Andam por aí umas sondagens que fundam a previsão de que o Bloco de Esquerda se arrisca a desaparecer nas próximas legislativas, a benefício do PCP e do PS. Feia coisa: o regime democrático fica-o menos com o reforço do PCP; e a vitória do PS é, se for absoluta, a garantia de um segundo resgate, logo que as instâncias europeias não possam mais fechar os olhos à contabilidade pública criativa, para disfarçar as derrapagens; e, se for relativa, a garantia de um segundo resgate devido à barafunda dos governos fundados em coligações contra-natura, com o alto patrocínio do senhor Presidente da República.

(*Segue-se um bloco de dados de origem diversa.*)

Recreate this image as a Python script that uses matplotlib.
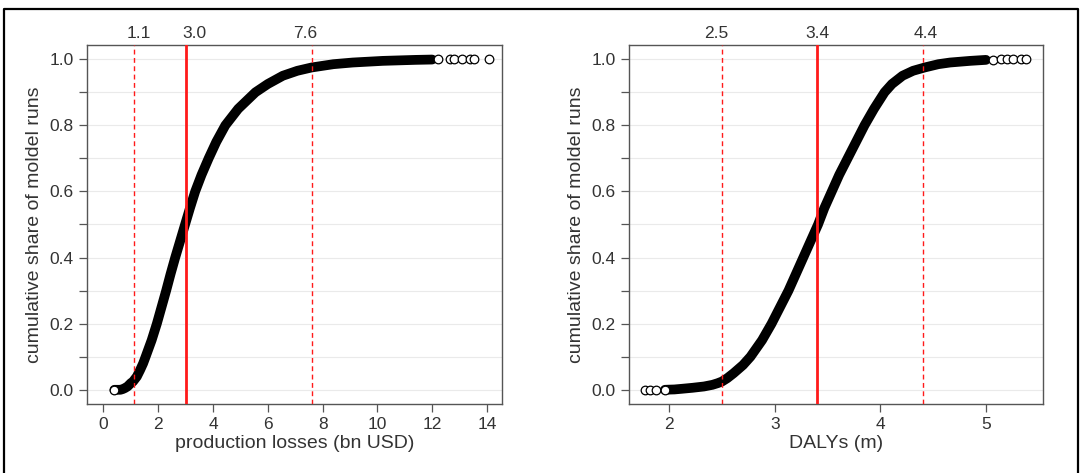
import numpy as np
import matplotlib
matplotlib.use("Agg")
import matplotlib.pyplot as plt
from matplotlib.lines import Line2D

plt.rcParams['font.family'] = ['Liberation Sans', 'DejaVu Sans']

# ---------------- data ----------------
# Left panel: production losses (bn USD) — cumulative share vs value
loss_share = [0.0, 0.0, 0.0, 0.002, 0.005, 0.01, 0.02, 0.025, 0.04, 0.06, 0.08, 0.10,
              0.15, 0.20, 0.25, 0.30, 0.35, 0.40, 0.45, 0.50, 0.55, 0.60, 0.65,
              0.70, 0.75, 0.80, 0.85, 0.90, 0.925, 0.95, 0.965, 0.975, 0.985,
              0.99, 0.995, 0.998, 0.999]
loss_value = [0.40, 0.50, 0.62, 0.70, 0.78, 0.88, 1.00, 1.08, 1.22, 1.34, 1.45, 1.54,
              1.76, 1.95, 2.12, 2.29, 2.45, 2.62, 2.80, 2.98, 3.16, 3.35, 3.58,
              3.84, 4.12, 4.45, 4.92, 5.55, 6.00, 6.55, 7.08, 7.60, 8.40,
              9.10, 10.2, 11.4, 12.0]
loss_tail = [12.2, 12.66, 12.78, 13.09, 13.39, 13.51, 14.06]
loss_tail_share = [0.9992, 0.9993, 0.9994, 0.9995, 0.9996, 0.9998, 1.0]

# Right panel: DALYs (m)
daly_share = [0.0, 0.0005, 0.001, 0.003, 0.006, 0.01, 0.015, 0.02, 0.025, 0.035, 0.05,
              0.075, 0.10, 0.15, 0.20, 0.25, 0.30, 0.35, 0.40, 0.45, 0.50, 0.55,
              0.60, 0.65, 0.70, 0.75, 0.80, 0.85, 0.90, 0.925, 0.95, 0.965,
              0.975, 0.985, 0.99, 0.995, 0.998]
daly_value = [1.96, 2.00, 2.05, 2.12, 2.22, 2.33, 2.41, 2.46, 2.50, 2.55, 2.61,
              2.70, 2.77, 2.88, 2.97, 3.05, 3.13, 3.20, 3.27, 3.34, 3.41, 3.47,
              3.54, 3.61, 3.69, 3.77, 3.85, 3.94, 4.04, 4.11, 4.21, 4.31,
              4.42, 4.55, 4.66, 4.85, 5.00]
daly_low_tail = [1.77, 1.82, 1.88]
daly_low_share = [0.0, 0.0, 0.0]
daly_tail = [5.07, 5.14, 5.20, 5.26, 5.33, 5.38]
daly_tail_share = [0.9990, 0.9992, 0.9994, 0.9996, 0.9998, 1.0]

# Reference lines (2.5 %, median, 97.5 %)
loss_lines = [1.1, 3.0, 7.6]
loss_line_labels = ['1.1', '3.0', '7.6']
loss_label_x = [1.30, 3.32, 7.35]
daly_lines = [2.5, 3.4, 4.4]
daly_line_labels = ['2.5', '3.4', '4.4']
daly_label_x = [2.45, 3.40, 4.43]

loss_xticks = [0, 2, 4, 6, 8, 10, 12, 14]
daly_xticks = [2, 3, 4, 5]
yticks = [0.0, 0.2, 0.4, 0.6, 0.8, 1.0]

# ---------------- figure ----------------
W, H = 1082, 473
fig = plt.figure(figsize=(W / 100, H / 100), dpi=100)
ax1 = fig.add_axes([87 / W, (H - 404) / H, 415 / W, 359 / H])
ax2 = fig.add_axes([629 / W, (H - 404) / H, 414 / W, 359 / H])

TXT = '#333333'
SPINE = '#555555'


def style(ax, xlim, xticks, xlabel):
    ax.set_xlim(*xlim)
    ax.set_ylim(-0.043, 1.043)
    ax.set_xticks(xticks)
    ax.set_xticklabels([str(t) for t in xticks])
    ax.set_yticks(yticks)
    ax.set_yticklabels([f'{t:.1f}' for t in yticks])
    ax.set_yticks(np.round(np.arange(0.1, 1.0, 0.2), 1), minor=True)
    ax.yaxis.grid(True, which='both', color='#eaeaea', lw=0.8, zorder=0)
    ax.set_axisbelow(True)
    for s in ax.spines.values():
        s.set_color(SPINE)
        s.set_linewidth(1.0)
    ax.tick_params(axis='both', which='both', direction='out', color=SPINE,
                   length=5.5, width=0.9, labelsize=12.5, labelcolor=TXT)
    ax.tick_params(axis='y', pad=4)
    ax.tick_params(axis='x', pad=4)
    ax.set_xlabel(xlabel, fontsize=14, color=TXT, labelpad=2)
    ax.set_ylabel('cumulative share of moldel runs', fontsize=14, color=TXT, labelpad=5)


def draw(ax, xv, yv, extra, lines, labels, label_x):
    ax.plot(xv, yv, color='black', lw=7.0, solid_capstyle='round',
            solid_joinstyle='round', zorder=3)
    for ex, ey in extra:
        ax.plot(ex, ey, 'o', mfc='white', mec='black', ms=6.2, mew=0.9,
                ls='none', zorder=3.5)
    ax.plot(xv[:1], yv[:1], 'o', mfc='white', mec='black', ms=6.2, mew=0.9, zorder=3.6)
    ax.axvline(lines[0], color='#ff1a1a', lw=1.0, ls=(0, (3.5, 2.5)), zorder=5)
    ax.axvline(lines[1], color='#ff1a1a', lw=2.0, zorder=5)
    ax.axvline(lines[2], color='#ff1a1a', lw=1.0, ls=(0, (3.5, 2.5)), zorder=5)
    for lx, lab in zip(label_x, labels):
        ax.annotate(lab, xy=(lx, 1.0), xycoords=ax.get_xaxis_transform(),
                    xytext=(0, 3), textcoords='offset points',
                    ha='center', va='bottom', fontsize=12.5, color=TXT)


style(ax1, (-0.6, 14.55), loss_xticks, 'production losses (bn USD)')
draw(ax1, loss_value, loss_share, [(loss_tail, loss_tail_share)],
     loss_lines, loss_line_labels, loss_label_x)

style(ax2, (1.62, 5.54), daly_xticks, 'DALYs (m)')
draw(ax2, daly_value, daly_share,
     [(daly_low_tail, daly_low_share), (daly_tail, daly_tail_share)],
     daly_lines, daly_line_labels, daly_label_x)

# outer frame (left, top, right)
x0, x1, yt = 3.5 / W, 1 - 4 / W, 1 - 9 / H
fig.add_artist(Line2D([x0, x0, x1, x1], [0, yt, yt, 0], transform=fig.transFigure,
                      color='black', lw=1.6))

fig.savefig('out.png', dpi=100)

O Bloco é uma associação recreativa fundada para acolher comunistas desgostosos com as aplicações concretas da doutrina e ávidos de a casar - como se fosse possível - com a democracia parlamentar; doentes infantis do comunismo que precisavam de um veículo para lhes conferir notoriedade; e sociais-democratas que detestam o PS amigo da banca, dos ricos e das negociatas.
A prazo, esta gente tinha que se zangar: um comunista é detentor de uma doutrina científica para regulação da sociedade; qualquer um entende que não pode haver, sobre a mesma realidade, duas verdades científicas diferentes; e assim os que caem fora do círculo que detém a liderança são inimigos de classe e apóstatas, se o Partido estiver no Poder, e dissidentes, se não estiver. De sociais-democratas nem falemos, que são pouco menos que traidores, aliás e de toda a evidência em trânsito para o PS.
Tenho pena: que a serenidade e boa-educação de João Semedo, enquanto debita aquelas piedades esquerdistas; o friso de caras bonitas com que o BE sempre abrilhantou as listas (a par de alguns camafeus, que a perfeição não é deste mundo); até mesmo a verve pseudo-democrata de Louis Le Rouge Fazenda, a contracenar com parlamentares burgueses; a constante pulsão para reformar a Europa e lhe dar lições, como se um bando ingénuo de ignotos radicais pudesse dar ao País a importância que este não tem - tudo me deixará saudades.
Há porém limites para o sentimentalismo: que frei Anacleto Louçã e a sua fundamental incompreensão dos mecanismos da economia, embrulhada em suficiência catedrática e brilho oratório de lantejoulas populistas - t'arrenego.
Mas enfim, extinto o Bloco, quem - quem? - se ocupará de coisas tão necessárias como a criminalização do piropo, na qual aliás, sem sucesso, foi pioneiro? É que podemos sorrir e achar que, desaparecidas em combate aquelas meninas azougadas do BE, tão queridas, ficamos livre desta e doutras tolices. Puro engano: a coisa, afinal, é europeia ou, no mínimo, de Bruxelas, uma cidade que cozinha superlativamente mexilhões e parvoíces. E, se é bruxelense, o PS virá, a seu tempo, tentar importar o disparate.
E a perspectiva de ver a planturosa Canavilhas ou, pior, a esfusiante Moreira, a defenderem penas de prisão para atrevidos - perdão, mas dá-me saudades do BE.
Ando há que tempos para dizer bem de Raquel Varela, que foi enxovalhada por causa de um programa de televisão ridículo no qual disse umas coisas que não deveria ter dito a um mocinho que, sem acanhamento, se viu obrigado a responder-lhe o que competia.
Triste episódio; que na realidade toda a mulher bonita tem o direito de dizer tolices sem contradita, eu acho.
Do meu lado do espectro partidário caíram-lhe, salvo seja, em cima. E fizeram mal: deveriam ter-se remetido a um discreto silêncio.
A própria tem mais do que uma corda no seu arco. E hoje dá uma triunfante lição a quantos esquerdistas e direitistas equivocados andam por aí. É verdade que, na parte do texto que é dela, diz umas coisas sobre classes, que não percebi bem. Nem preciso: a voz dos poetas é a voz de Deus. E o ajudante que foi buscar não a redimiu a meus olhos, porque não precisava; mas, desta vez, ousamos esperar, eu e as outras pessoas de senso, que ninguém ouse botar defeito.